Exercise brief => Repeat what the lines below say, word for word, and skip every image.
• • • •
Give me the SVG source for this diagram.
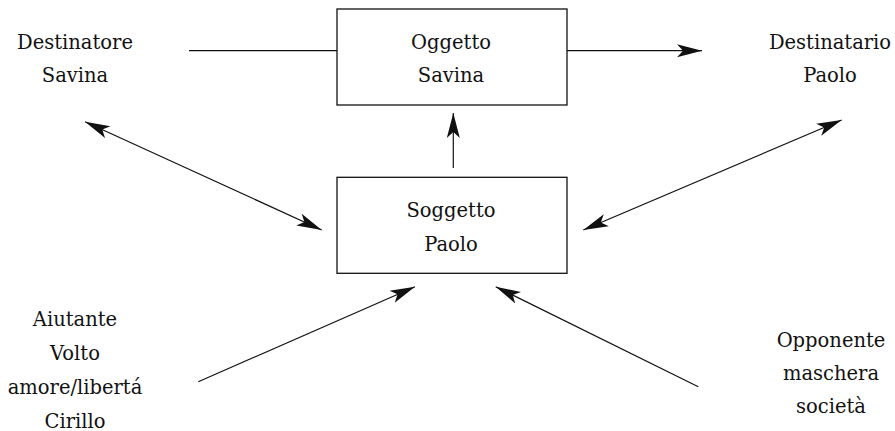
<svg xmlns="http://www.w3.org/2000/svg" width="895" height="431" viewBox="0 0 895 431">
<defs>
<style>
text{font-family:"DejaVu Serif","Liberation Serif",serif;font-size:19.5px;fill:#111;text-anchor:middle}
.box{fill:#fff;stroke:#111;stroke-width:1.3}
.c{fill:none;stroke:#111;stroke-width:1.2}
</style>
<marker id="ah" markerUnits="userSpaceOnUse" markerWidth="27" markerHeight="15" refX="25" refY="7" orient="auto-start-reverse" viewBox="0 0 27 15">
<path d="M0,0.5 L25,7 L0,13.5 L6,7 Z" fill="#111"/>
</marker>
</defs>
<g id="connectors">
<path class="c" d="M189,50.7 L337,50.7"/>
<path class="c" d="M567,50.7 L702,50.7" marker-end="url(#ah)"/>
<path class="c" d="M453.3,168 L453.3,113" marker-end="url(#ah)"/>
<path class="c" d="M85,121.7 L321.7,230" marker-start="url(#ah)" marker-end="url(#ah)"/>
<path class="c" d="M841.7,120 L583.3,230" marker-start="url(#ah)" marker-end="url(#ah)"/>
<path class="c" d="M198.3,381.7 L415,286.7" marker-end="url(#ah)"/>
<path class="c" d="M698.3,386.7 L495.7,286.7" marker-end="url(#ah)"/>
</g>
<g id="destinatore">
<text x="75" y="48.5">Destinatore</text>
<text x="75" y="82">Savina</text>
</g>
<g id="oggetto">
<rect class="box" x="337" y="9" width="230" height="96"/>
<text x="451" y="48.5">Oggetto</text>
<text x="451" y="82">Savina</text>
</g>
<g id="destinatario">
<text x="830" y="48.5">Destinatario</text>
<text x="830" y="82">Paolo</text>
</g>
<g id="soggetto">
<rect class="box" x="337" y="177.3" width="230" height="96"/>
<text x="451" y="217">Soggetto</text>
<text x="451" y="251">Paolo</text>
</g>
<g id="aiutante">
<text x="75" y="326">Aiutante</text>
<text x="75" y="360">Volto</text>
<text x="75" y="394">amore/libertá</text>
<text x="75" y="427.5">Cirillo</text>
</g>
<g id="opponente">
<text x="831" y="347">Opponente</text>
<text x="831" y="380">maschera</text>
<text x="831" y="412.5">società</text>
</g>
</svg>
• • • •
Worked answer =>
Give me the SVG source for this diagram.
<svg xmlns="http://www.w3.org/2000/svg" width="895" height="431" viewBox="0 0 895 431">
<defs>
<style>
text{font-family:"DejaVu Serif","Liberation Serif",serif;font-size:19.5px;fill:#111;text-anchor:middle}
.box{fill:#fff;stroke:#111;stroke-width:1.3}
.c{fill:none;stroke:#111;stroke-width:1.2}
</style>
<marker id="ah" markerUnits="userSpaceOnUse" markerWidth="27" markerHeight="15" refX="25" refY="7" orient="auto-start-reverse" viewBox="0 0 27 15">
<path d="M0,0.5 L25,7 L0,13.5 L6,7 Z" fill="#111"/>
</marker>
</defs>
<g id="connectors">
<path class="c" d="M189,50.7 L337,50.7"/>
<path class="c" d="M567,50.7 L702,50.7" marker-end="url(#ah)"/>
<path class="c" d="M453.3,168 L453.3,113" marker-end="url(#ah)"/>
<path class="c" d="M85,121.7 L321.7,230" marker-start="url(#ah)" marker-end="url(#ah)"/>
<path class="c" d="M841.7,120 L583.3,230" marker-start="url(#ah)" marker-end="url(#ah)"/>
<path class="c" d="M198.3,381.7 L415,286.7" marker-end="url(#ah)"/>
<path class="c" d="M698.3,386.7 L495.7,286.7" marker-end="url(#ah)"/>
</g>
<g id="destinatore">
<text x="75" y="48.5">Destinatore</text>
<text x="75" y="82">Savina</text>
</g>
<g id="oggetto">
<rect class="box" x="337" y="9" width="230" height="96"/>
<text x="451" y="48.5">Oggetto</text>
<text x="451" y="82">Savina</text>
</g>
<g id="destinatario">
<text x="830" y="48.5">Destinatario</text>
<text x="830" y="82">Paolo</text>
</g>
<g id="soggetto">
<rect class="box" x="337" y="177.3" width="230" height="96"/>
<text x="451" y="217">Soggetto</text>
<text x="451" y="251">Paolo</text>
</g>
<g id="aiutante">
<text x="75" y="326">Aiutante</text>
<text x="75" y="360">Volto</text>
<text x="75" y="394">amore/libertá</text>
<text x="75" y="427.5">Cirillo</text>
</g>
<g id="opponente">
<text x="831" y="347">Opponente</text>
<text x="831" y="380">maschera</text>
<text x="831" y="412.5">società</text>
</g>
</svg>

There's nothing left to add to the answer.